When I enabled Minfo, it compiles a number of pragmas successfully before this issue is encountered. No smaller applications face this issue.
Hi adityasadawarte01,
I cloned the repo but it’s not clear to me what steps I need to do to reproduce the error. Can you outline the steps you do starting with a fresh clone?
Thanks,
Mat
Hi Mat,
So you’ll need to set up the environment first. Here’s the script I used for this purpose, please update the modules and env variables for your purpose.
#!/bin/bash
export OPS_COMPILER=pgi
export OPS_INSTALL_PATH=$HOME/OPS/ops
module purge
#MPI and Compilers
module load GCC/11.3.0 GDB/12.1 OpenMPI/4.1.4
module load NVHPC/22.11-CUDA-11.7.0
unset MPI_INSTALL_PATH
export MPI_INSTALL_PATH=/scrtp/avon/eb/software/OpenMPI/4.1.4-GCC-11.3.0
export PATH=$MPI_INSTALL_PATH/bin:$PATH
export LD_LIBRARY_PATH=$MPI_INSTALL_PATH/lib:$LD_LIBRARY_PATH
export OP_AUTO_SOA=1
export MPICC=$MPI_INSTALL_PATH/bin/mpicc
export MPICPP=$MPI_INSTALL_PATH/bin/mpic++
export MPICXX=$MPI_INSTALL_PATH/bin/mpicxx
export MPIFC=$MPI_INSTALL_PATH/bin/mpifort
export MPIF90=$MPI_INSTALL_PATH/bin/mpifort
export MPI_INC=$MPI_INSTALL_PATH/include
export MPI_LIB=$MPI_INSTALL_PATH/lib
export OMPI_CC=nvc
export OMPI_CXX=nvc++
unset HDF5_INSTALL_PATH
module load CMake/3.18.4
unset CUDA_INSTALL_PATH
export CUDA_INSTALL_PATH=/scrtp/avon/eb/software/NVHPC/22.11-CUDA-11.7.0/Linux_x86_64/22.11/compilers
export OPENCL_INSTALL_PATH=/scrtp/avon/eb/software/NVHPC/22.11-CUDA-11.7.0/Linux_x86_64/22.11/compilers
unset NV_ARCH
export NV_ARCH=Turing
For installing OPS, these instructions would suffice Getting Started — Oxford Parallel library for Structured mesh solvers latest documentation
As for running the mini apps:
# compile backend
cd OPS/ops/c
make clean
make ompoffload
# compile application
cd OPS/apps/c/Cloverleaf
make clean
make cloverleaf_ompoffload
Please do not forget to replace the https://github.com/OP-DSL/OPS/blob/b788b8e16e306920e59c7c0709e4e4632b3dc3f5/ops_translator/c/ops_gen_mpi_lazy.py#L373C1-L373C95 with omp teams loop.

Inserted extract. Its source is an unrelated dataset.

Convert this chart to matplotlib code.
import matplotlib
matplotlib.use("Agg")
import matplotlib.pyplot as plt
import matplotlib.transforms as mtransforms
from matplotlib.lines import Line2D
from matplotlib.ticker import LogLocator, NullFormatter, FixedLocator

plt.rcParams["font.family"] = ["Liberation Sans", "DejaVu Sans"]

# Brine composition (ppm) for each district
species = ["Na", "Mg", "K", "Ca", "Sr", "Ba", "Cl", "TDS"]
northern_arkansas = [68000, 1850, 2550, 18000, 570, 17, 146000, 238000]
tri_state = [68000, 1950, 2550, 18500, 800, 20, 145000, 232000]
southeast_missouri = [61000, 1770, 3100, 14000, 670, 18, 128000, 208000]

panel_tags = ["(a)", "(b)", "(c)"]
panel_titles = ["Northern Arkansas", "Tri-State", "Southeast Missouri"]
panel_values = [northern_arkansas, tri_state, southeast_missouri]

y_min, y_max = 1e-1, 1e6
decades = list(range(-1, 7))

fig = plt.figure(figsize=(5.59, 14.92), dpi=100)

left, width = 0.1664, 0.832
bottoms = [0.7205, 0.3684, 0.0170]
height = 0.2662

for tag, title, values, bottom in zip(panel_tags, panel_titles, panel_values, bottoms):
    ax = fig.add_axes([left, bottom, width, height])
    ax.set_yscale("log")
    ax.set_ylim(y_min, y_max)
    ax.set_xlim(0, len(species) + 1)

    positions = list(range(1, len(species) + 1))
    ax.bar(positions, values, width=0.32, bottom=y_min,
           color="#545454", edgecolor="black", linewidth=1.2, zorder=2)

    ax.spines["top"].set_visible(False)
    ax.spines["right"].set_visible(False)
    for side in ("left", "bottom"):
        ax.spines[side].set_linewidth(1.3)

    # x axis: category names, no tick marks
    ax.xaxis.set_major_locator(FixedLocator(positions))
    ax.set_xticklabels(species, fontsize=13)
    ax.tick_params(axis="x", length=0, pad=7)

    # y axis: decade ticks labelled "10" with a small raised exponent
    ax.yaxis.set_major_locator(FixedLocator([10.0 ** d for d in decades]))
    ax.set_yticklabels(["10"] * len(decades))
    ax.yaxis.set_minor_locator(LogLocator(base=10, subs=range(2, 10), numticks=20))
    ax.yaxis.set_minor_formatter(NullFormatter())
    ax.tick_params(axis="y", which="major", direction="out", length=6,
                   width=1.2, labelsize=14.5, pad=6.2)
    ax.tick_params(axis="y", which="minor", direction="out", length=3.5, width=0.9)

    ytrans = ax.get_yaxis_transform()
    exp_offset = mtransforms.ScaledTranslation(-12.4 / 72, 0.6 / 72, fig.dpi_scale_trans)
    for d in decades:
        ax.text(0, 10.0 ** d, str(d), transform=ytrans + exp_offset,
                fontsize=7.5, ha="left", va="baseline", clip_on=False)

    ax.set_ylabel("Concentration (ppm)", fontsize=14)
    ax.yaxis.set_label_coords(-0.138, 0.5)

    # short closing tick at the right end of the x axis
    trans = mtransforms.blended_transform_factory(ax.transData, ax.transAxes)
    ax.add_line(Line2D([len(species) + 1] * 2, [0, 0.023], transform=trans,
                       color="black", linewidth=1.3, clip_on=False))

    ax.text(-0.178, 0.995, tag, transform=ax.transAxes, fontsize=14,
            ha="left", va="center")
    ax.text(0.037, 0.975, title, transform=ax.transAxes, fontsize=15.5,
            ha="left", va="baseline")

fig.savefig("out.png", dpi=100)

If you compile OPS/apps/c/poisson with:
cd OPS/apps/c/poisson
make clean
make poisson_ompoffload
It works perfectly well, because it only has 6 pragma statements.

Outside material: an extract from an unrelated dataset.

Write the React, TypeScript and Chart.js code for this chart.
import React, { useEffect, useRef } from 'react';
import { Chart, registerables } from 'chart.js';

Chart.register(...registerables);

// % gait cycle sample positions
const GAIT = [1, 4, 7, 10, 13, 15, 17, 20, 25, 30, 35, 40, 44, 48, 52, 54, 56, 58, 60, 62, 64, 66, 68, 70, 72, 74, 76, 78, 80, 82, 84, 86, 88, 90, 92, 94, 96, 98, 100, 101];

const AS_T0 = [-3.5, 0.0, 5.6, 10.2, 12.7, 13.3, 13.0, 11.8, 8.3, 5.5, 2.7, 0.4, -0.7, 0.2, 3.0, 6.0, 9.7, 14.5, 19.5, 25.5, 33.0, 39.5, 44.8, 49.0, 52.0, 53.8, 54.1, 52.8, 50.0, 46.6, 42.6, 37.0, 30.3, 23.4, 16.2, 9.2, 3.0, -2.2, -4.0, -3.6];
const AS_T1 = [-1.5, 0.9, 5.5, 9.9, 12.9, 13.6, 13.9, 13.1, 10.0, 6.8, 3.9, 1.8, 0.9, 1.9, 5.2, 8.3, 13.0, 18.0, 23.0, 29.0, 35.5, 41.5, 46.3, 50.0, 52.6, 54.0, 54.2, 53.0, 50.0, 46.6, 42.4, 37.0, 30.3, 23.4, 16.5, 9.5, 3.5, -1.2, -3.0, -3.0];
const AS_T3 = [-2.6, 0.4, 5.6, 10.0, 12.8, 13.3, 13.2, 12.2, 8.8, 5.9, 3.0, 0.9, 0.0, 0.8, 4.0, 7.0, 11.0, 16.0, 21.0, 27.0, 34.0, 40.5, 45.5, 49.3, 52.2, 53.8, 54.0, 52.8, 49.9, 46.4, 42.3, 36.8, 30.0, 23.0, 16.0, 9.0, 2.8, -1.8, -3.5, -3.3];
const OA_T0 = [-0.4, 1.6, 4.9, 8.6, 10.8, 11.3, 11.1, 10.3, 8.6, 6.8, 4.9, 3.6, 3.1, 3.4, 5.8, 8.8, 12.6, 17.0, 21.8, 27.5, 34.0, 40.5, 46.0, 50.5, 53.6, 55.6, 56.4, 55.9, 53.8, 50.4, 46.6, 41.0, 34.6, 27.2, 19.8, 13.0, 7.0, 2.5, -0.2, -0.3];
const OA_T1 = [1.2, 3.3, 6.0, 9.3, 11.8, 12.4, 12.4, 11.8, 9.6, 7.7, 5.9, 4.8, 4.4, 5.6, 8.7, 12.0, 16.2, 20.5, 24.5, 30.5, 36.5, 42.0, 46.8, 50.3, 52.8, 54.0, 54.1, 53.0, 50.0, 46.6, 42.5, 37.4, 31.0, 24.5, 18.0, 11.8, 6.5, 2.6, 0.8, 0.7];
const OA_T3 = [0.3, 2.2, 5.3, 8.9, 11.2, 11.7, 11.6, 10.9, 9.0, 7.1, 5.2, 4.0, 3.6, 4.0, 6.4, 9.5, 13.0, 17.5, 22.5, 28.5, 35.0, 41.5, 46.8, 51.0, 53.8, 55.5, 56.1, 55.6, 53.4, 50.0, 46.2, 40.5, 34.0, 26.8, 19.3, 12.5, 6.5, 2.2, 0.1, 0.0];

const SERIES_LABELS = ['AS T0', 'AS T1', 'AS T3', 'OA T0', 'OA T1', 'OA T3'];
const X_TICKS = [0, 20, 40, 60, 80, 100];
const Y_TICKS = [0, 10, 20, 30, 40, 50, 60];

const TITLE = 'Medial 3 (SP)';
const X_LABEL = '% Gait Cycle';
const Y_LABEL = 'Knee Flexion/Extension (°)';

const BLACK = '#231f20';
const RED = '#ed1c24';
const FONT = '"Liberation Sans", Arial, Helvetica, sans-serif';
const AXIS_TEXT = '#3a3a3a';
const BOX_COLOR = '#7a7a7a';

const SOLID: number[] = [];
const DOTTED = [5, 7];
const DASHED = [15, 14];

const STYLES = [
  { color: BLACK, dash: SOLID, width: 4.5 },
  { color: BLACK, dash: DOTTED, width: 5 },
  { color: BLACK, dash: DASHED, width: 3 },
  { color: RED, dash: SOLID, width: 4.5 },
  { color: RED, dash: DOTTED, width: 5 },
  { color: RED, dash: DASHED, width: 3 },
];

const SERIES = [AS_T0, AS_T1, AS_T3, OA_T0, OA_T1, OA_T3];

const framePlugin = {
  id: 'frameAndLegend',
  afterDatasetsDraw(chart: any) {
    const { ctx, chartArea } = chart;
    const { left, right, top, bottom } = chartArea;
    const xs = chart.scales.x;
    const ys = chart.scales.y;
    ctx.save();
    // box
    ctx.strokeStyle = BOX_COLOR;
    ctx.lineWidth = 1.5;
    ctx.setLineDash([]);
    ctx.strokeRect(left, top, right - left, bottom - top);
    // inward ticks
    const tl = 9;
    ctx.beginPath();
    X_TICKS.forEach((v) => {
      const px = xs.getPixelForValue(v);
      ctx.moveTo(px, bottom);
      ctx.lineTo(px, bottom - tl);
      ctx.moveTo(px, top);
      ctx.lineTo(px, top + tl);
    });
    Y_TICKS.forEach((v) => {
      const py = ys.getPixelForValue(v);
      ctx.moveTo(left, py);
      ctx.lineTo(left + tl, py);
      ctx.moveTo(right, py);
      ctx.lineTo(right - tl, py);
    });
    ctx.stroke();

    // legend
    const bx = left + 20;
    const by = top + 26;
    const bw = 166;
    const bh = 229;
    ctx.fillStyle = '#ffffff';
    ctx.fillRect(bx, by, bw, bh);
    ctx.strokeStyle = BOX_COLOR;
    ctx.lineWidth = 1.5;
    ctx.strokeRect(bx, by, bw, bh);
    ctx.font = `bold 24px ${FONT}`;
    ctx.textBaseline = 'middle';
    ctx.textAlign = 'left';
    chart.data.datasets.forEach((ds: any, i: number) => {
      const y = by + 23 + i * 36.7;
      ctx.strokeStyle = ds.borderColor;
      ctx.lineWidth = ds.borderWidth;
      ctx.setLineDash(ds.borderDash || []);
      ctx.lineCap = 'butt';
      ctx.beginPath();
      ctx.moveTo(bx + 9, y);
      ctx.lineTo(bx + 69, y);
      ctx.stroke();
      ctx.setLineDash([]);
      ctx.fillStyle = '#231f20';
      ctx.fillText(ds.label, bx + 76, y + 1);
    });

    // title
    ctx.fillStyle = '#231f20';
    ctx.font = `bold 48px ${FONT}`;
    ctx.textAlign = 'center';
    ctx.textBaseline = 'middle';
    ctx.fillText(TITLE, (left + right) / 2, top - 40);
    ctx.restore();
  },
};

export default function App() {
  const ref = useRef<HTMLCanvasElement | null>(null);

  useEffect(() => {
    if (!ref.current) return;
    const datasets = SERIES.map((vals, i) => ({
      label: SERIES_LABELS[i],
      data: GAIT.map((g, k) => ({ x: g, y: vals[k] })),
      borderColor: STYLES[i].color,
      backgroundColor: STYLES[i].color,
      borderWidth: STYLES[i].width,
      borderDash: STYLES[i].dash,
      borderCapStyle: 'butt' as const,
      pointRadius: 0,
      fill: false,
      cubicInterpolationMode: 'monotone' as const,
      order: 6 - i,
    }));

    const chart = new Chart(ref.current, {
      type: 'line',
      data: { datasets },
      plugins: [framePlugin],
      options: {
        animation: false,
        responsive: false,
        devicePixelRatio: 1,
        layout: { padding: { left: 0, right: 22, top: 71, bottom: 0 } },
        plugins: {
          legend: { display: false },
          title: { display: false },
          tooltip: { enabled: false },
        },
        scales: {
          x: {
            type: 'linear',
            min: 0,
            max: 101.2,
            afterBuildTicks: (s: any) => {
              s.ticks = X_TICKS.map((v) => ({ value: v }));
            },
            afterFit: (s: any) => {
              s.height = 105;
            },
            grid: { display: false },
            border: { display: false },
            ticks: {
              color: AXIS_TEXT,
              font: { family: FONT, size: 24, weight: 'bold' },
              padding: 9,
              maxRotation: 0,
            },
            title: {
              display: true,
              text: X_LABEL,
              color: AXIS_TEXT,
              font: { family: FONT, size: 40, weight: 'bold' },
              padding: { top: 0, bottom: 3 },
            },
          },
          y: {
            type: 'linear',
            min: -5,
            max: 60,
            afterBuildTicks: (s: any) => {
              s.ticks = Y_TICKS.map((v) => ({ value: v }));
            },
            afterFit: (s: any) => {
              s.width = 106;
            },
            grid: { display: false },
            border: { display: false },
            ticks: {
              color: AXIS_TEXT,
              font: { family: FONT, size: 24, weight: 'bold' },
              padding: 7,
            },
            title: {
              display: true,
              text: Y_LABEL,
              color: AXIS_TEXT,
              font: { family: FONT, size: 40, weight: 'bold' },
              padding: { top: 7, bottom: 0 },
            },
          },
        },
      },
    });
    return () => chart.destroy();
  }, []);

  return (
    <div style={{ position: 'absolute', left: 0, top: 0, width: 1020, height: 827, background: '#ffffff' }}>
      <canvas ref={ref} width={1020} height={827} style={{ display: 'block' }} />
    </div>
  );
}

Please let me know if you have any issues with setting up OPS.
Thanks adityasadawarte01,
For some reason there weren’t “ompoffload” rules generated in the makefiles and I didn’t see anything in the OPS docs on how to create them. However, I was able to find where the “OpenMP_offload” source was and able to compile the code by hand to reproduce the error with our development compiler:
% nvc++ -mp=gpu -I./include -w -c PdV_ompoffload_kernels.cpp
/proj/nv/Linux_x86_64/236767-dev/compilers/share/llvm/bin/llc: error: /proj/nv/Linux_x86_64/236767-dev/compilers/share/llvm/bin/llc: /tmp/nvc++we9XdcARnIG6j.ll:1954:22: error: use of undefined value '%.field8996in8741$expdev.addr'
store ptr null, ptr %.field8996in8741$expdev.addr, align 8, !dbg !754 ; PdV_ompoffload_kernels.cpp:116
^
I filed a problem report, TPR#34285, and sent it our engineers for investigation.
-Mat
1 Like
Thanks for the reply. No worries, I think the issue is probably with your setup, but that’s fine since you are able to reproduce the error.